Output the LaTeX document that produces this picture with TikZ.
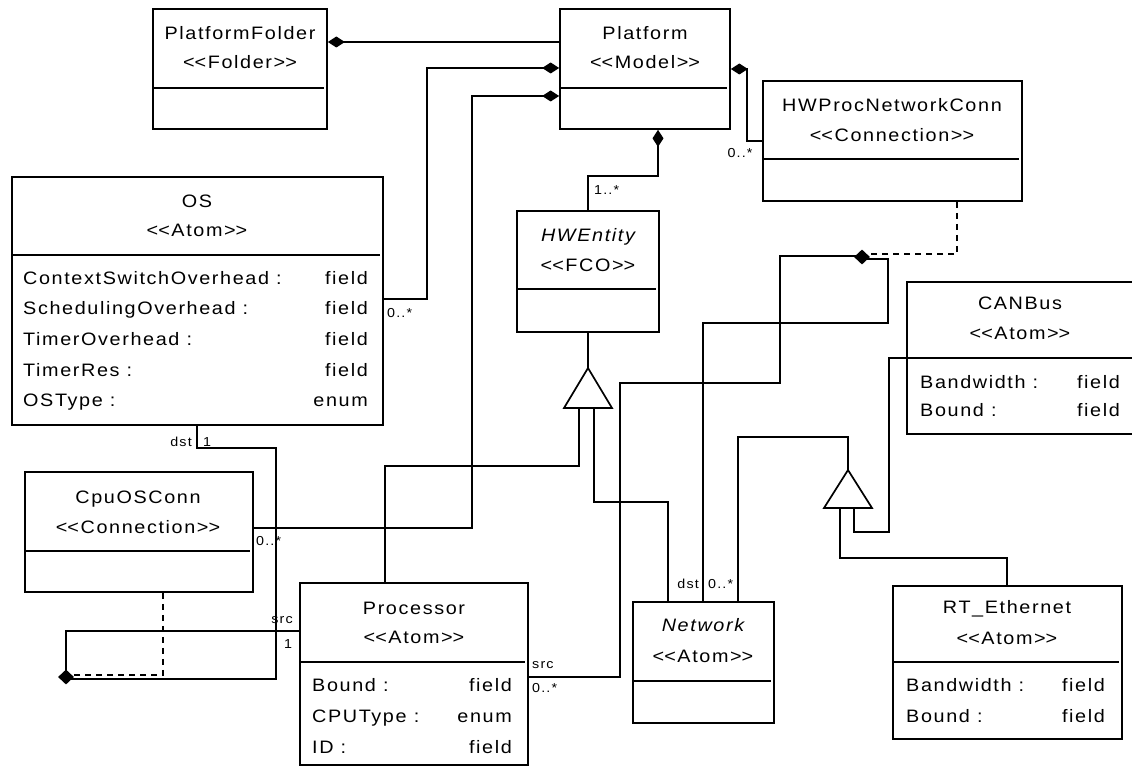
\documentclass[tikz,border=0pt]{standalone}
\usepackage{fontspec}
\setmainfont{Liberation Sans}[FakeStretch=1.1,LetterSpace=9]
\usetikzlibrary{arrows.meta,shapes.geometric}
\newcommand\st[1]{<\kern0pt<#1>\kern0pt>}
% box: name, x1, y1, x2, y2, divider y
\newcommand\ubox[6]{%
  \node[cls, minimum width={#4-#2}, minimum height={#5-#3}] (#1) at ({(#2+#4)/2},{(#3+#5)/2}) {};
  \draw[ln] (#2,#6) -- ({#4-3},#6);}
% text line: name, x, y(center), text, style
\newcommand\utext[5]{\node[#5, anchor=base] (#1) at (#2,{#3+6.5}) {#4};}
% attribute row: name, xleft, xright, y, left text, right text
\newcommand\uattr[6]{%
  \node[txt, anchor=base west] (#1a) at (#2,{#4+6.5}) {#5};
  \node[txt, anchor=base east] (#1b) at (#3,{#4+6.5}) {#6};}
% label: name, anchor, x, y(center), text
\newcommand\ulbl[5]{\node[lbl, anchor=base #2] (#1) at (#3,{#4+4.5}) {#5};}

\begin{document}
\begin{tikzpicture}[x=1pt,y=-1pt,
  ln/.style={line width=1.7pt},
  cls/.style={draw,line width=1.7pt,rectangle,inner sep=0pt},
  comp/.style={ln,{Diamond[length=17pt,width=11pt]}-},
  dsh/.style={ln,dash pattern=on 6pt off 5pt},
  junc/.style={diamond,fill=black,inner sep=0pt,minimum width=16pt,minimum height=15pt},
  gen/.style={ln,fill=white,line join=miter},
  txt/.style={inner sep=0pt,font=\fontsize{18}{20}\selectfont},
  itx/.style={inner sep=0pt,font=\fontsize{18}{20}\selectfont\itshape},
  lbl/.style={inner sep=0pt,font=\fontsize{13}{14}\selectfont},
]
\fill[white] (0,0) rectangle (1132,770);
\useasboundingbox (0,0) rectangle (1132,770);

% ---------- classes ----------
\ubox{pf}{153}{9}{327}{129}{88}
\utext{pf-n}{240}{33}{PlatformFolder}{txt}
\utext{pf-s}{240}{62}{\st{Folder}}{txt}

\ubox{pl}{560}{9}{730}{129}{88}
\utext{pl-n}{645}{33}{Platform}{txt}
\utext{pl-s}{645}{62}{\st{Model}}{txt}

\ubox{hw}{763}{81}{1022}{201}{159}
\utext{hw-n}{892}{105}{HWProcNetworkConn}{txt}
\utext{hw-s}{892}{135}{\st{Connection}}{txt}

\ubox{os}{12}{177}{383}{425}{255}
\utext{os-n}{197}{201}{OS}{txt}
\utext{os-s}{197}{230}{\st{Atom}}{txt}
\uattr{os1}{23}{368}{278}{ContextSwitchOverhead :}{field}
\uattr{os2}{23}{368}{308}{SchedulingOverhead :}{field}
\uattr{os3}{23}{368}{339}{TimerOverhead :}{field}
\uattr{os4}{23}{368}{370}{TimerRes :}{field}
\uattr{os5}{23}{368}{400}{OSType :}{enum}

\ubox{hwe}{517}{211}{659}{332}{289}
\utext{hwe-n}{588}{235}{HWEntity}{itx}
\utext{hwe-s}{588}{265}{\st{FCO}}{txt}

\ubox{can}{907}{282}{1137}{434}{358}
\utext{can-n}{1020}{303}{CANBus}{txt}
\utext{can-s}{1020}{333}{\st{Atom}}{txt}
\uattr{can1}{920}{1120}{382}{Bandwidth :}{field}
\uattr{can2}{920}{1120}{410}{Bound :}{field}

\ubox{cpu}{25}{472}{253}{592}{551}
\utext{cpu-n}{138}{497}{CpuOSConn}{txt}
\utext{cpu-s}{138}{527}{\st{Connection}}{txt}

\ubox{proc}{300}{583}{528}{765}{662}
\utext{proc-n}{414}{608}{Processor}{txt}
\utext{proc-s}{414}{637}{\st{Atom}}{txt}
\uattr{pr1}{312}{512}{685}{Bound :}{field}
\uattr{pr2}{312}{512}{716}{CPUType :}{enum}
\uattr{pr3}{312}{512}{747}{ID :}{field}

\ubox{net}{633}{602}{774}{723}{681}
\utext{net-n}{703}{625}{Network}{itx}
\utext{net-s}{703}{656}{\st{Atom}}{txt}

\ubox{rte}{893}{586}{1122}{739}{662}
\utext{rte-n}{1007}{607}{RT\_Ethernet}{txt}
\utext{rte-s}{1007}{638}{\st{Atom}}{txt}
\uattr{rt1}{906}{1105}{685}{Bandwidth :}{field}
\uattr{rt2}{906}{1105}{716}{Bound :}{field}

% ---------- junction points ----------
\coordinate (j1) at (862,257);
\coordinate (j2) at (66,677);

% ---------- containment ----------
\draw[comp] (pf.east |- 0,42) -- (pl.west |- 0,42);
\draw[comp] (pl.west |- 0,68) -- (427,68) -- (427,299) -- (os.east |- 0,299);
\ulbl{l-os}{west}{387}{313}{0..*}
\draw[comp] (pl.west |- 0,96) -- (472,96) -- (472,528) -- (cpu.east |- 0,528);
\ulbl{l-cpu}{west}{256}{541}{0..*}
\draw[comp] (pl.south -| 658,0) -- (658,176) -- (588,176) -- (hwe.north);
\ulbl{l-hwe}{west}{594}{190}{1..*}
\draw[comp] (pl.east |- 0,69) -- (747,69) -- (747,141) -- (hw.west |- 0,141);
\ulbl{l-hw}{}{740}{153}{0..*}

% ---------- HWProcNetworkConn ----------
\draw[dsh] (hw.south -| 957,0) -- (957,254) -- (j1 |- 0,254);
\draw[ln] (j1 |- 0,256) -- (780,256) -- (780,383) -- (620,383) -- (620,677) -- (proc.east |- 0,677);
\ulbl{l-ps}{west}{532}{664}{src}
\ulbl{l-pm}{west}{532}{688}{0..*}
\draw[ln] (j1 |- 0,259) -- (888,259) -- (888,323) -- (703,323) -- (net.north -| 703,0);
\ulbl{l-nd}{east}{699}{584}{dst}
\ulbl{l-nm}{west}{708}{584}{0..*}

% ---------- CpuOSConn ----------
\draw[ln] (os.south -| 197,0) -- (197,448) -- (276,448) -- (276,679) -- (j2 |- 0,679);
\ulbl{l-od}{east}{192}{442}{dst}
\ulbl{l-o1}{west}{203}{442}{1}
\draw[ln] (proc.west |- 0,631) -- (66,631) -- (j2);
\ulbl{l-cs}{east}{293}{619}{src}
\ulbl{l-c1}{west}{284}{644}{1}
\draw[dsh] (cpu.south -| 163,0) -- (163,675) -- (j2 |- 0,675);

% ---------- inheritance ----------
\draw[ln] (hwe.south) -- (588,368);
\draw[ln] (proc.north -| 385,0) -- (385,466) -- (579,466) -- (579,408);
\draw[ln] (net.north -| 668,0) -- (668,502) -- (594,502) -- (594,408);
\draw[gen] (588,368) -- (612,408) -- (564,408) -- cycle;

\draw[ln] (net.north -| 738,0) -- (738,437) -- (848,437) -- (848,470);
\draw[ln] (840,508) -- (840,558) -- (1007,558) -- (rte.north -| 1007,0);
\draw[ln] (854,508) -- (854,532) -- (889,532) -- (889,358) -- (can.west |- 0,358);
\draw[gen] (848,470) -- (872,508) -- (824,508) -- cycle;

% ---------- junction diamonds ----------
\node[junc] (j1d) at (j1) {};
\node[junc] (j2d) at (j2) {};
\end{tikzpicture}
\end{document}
··········
WHAT IS NEEDED ▸
Reproduce only the lines from the beginning of the data through the line that contains "anchor=base #2] (#1)", both included, and please drop the pictures.

SOLUTION ▸
Output the LaTeX document that produces this picture with TikZ.
\documentclass[tikz,border=0pt]{standalone}
\usepackage{fontspec}
\setmainfont{Liberation Sans}[FakeStretch=1.1,LetterSpace=9]
\usetikzlibrary{arrows.meta,shapes.geometric}
\newcommand\st[1]{<\kern0pt<#1>\kern0pt>}
% box: name, x1, y1, x2, y2, divider y
\newcommand\ubox[6]{%
  \node[cls, minimum width={#4-#2}, minimum height={#5-#3}] (#1) at ({(#2+#4)/2},{(#3+#5)/2}) {};
  \draw[ln] (#2,#6) -- ({#4-3},#6);}
% text line: name, x, y(center), text, style
\newcommand\utext[5]{\node[#5, anchor=base] (#1) at (#2,{#3+6.5}) {#4};}
% attribute row: name, xleft, xright, y, left text, right text
\newcommand\uattr[6]{%
  \node[txt, anchor=base west] (#1a) at (#2,{#4+6.5}) {#5};
  \node[txt, anchor=base east] (#1b) at (#3,{#4+6.5}) {#6};}
% label: name, anchor, x, y(center), text
\newcommand\ulbl[5]{\node[lbl, anchor=base #2] (#1) at (#3,{#4+4.5}) {#5};}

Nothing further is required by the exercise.